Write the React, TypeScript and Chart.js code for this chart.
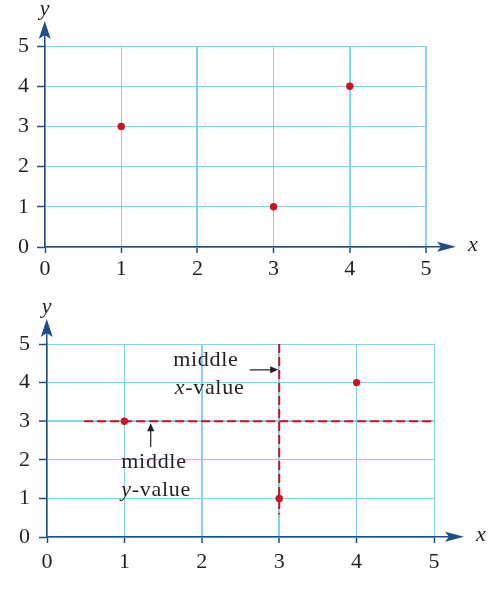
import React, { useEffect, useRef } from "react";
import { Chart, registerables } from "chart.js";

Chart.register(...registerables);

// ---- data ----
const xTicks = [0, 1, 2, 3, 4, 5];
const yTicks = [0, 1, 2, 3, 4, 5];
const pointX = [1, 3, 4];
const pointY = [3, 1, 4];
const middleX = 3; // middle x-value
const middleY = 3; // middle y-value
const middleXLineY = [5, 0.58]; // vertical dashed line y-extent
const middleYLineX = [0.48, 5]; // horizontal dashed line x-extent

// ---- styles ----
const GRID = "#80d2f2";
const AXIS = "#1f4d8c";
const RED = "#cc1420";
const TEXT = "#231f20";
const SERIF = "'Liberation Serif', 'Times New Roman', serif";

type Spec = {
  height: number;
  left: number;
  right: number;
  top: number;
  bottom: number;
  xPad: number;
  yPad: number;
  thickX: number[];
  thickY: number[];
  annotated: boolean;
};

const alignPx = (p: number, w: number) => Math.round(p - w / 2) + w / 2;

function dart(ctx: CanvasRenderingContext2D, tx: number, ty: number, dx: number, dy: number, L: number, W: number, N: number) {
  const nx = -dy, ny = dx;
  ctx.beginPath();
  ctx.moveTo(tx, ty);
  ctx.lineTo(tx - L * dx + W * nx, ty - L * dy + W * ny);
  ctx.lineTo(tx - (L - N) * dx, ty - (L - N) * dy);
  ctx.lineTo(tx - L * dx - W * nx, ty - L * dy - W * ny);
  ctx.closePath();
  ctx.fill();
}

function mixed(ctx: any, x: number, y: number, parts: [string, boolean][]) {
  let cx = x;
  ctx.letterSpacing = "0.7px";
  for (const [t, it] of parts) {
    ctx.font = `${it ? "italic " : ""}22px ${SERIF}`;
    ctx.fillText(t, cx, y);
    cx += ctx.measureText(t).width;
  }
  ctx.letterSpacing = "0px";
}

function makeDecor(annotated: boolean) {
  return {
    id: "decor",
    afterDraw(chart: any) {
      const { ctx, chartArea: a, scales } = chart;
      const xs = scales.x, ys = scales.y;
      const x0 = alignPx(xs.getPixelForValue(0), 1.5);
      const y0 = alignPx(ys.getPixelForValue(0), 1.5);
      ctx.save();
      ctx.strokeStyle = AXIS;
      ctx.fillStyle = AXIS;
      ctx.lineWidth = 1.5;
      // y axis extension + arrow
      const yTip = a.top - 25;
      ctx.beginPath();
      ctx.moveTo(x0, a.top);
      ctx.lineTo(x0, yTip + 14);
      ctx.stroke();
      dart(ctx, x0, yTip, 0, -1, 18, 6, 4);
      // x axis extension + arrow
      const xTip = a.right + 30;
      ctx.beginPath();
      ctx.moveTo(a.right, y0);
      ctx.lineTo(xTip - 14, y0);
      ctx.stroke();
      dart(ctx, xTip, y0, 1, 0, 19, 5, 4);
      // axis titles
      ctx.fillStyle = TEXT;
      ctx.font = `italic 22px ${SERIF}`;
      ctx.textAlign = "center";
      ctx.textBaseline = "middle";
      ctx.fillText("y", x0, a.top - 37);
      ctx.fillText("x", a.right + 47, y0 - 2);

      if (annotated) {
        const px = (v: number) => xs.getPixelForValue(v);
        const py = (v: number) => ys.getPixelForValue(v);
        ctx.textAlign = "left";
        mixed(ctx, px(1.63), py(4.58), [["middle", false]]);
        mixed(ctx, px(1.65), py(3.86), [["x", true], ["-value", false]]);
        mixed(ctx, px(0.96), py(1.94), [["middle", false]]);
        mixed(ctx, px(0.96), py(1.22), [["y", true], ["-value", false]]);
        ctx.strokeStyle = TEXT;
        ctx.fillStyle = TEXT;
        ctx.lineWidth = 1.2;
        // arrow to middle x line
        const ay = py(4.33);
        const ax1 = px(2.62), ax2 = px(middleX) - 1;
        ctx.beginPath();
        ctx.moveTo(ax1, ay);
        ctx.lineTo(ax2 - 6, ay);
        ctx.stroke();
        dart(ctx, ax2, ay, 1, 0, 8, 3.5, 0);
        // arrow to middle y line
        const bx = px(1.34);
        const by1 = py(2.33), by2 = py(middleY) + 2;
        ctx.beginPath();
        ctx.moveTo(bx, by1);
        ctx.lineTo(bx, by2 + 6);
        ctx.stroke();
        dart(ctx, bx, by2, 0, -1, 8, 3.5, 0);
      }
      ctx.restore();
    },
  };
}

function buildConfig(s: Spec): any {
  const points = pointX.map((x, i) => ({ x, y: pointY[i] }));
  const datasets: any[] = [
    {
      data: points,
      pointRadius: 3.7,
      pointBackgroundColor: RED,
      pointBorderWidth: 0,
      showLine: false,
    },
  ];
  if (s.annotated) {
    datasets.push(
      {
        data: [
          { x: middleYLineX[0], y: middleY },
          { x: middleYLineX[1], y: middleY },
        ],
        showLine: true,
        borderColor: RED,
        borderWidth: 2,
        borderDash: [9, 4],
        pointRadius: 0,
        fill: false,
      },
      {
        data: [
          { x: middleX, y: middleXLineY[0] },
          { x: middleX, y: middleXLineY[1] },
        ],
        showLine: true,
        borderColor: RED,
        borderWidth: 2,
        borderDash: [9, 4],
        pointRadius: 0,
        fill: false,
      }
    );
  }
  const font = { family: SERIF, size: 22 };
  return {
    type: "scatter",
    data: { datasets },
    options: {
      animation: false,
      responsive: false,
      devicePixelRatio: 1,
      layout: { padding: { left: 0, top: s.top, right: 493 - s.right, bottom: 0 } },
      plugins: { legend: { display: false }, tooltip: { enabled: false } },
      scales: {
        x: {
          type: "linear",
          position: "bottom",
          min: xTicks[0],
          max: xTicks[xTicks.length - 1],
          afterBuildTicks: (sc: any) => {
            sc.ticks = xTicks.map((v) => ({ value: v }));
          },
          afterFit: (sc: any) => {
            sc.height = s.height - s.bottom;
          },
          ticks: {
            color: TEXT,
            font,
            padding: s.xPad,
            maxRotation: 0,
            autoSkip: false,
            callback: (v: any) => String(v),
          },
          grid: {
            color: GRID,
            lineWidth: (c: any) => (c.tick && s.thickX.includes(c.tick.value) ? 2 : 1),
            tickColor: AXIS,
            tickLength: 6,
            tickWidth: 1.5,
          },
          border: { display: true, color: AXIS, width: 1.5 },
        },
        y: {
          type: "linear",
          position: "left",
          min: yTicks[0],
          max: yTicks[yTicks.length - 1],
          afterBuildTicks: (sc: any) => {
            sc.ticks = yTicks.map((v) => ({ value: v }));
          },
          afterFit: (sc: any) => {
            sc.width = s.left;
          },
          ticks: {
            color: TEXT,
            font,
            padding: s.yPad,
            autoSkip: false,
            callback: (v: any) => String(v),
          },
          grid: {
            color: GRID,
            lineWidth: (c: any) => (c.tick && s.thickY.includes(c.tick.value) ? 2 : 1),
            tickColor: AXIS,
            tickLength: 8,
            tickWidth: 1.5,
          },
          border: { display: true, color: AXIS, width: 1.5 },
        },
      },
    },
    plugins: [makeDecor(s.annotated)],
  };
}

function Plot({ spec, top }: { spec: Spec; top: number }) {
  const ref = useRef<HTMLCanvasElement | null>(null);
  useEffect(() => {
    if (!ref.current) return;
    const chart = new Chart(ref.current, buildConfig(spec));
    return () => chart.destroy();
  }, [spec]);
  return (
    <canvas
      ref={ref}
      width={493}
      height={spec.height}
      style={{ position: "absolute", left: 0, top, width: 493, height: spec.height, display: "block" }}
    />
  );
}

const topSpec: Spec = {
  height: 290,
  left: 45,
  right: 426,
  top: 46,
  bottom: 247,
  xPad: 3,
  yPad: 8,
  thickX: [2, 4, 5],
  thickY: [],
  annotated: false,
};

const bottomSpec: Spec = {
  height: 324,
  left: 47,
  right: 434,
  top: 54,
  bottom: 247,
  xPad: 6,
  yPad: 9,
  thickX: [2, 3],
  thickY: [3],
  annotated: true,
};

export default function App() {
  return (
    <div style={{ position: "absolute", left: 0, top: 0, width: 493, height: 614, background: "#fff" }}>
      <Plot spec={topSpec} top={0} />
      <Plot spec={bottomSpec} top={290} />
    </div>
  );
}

Exercise aim ▸ Using the listing above, pull out all lines that hold the word "React".

Completed task ▸
Write the React, TypeScript and Chart.js code for this chart.
import React, { useEffect, useRef } from "react";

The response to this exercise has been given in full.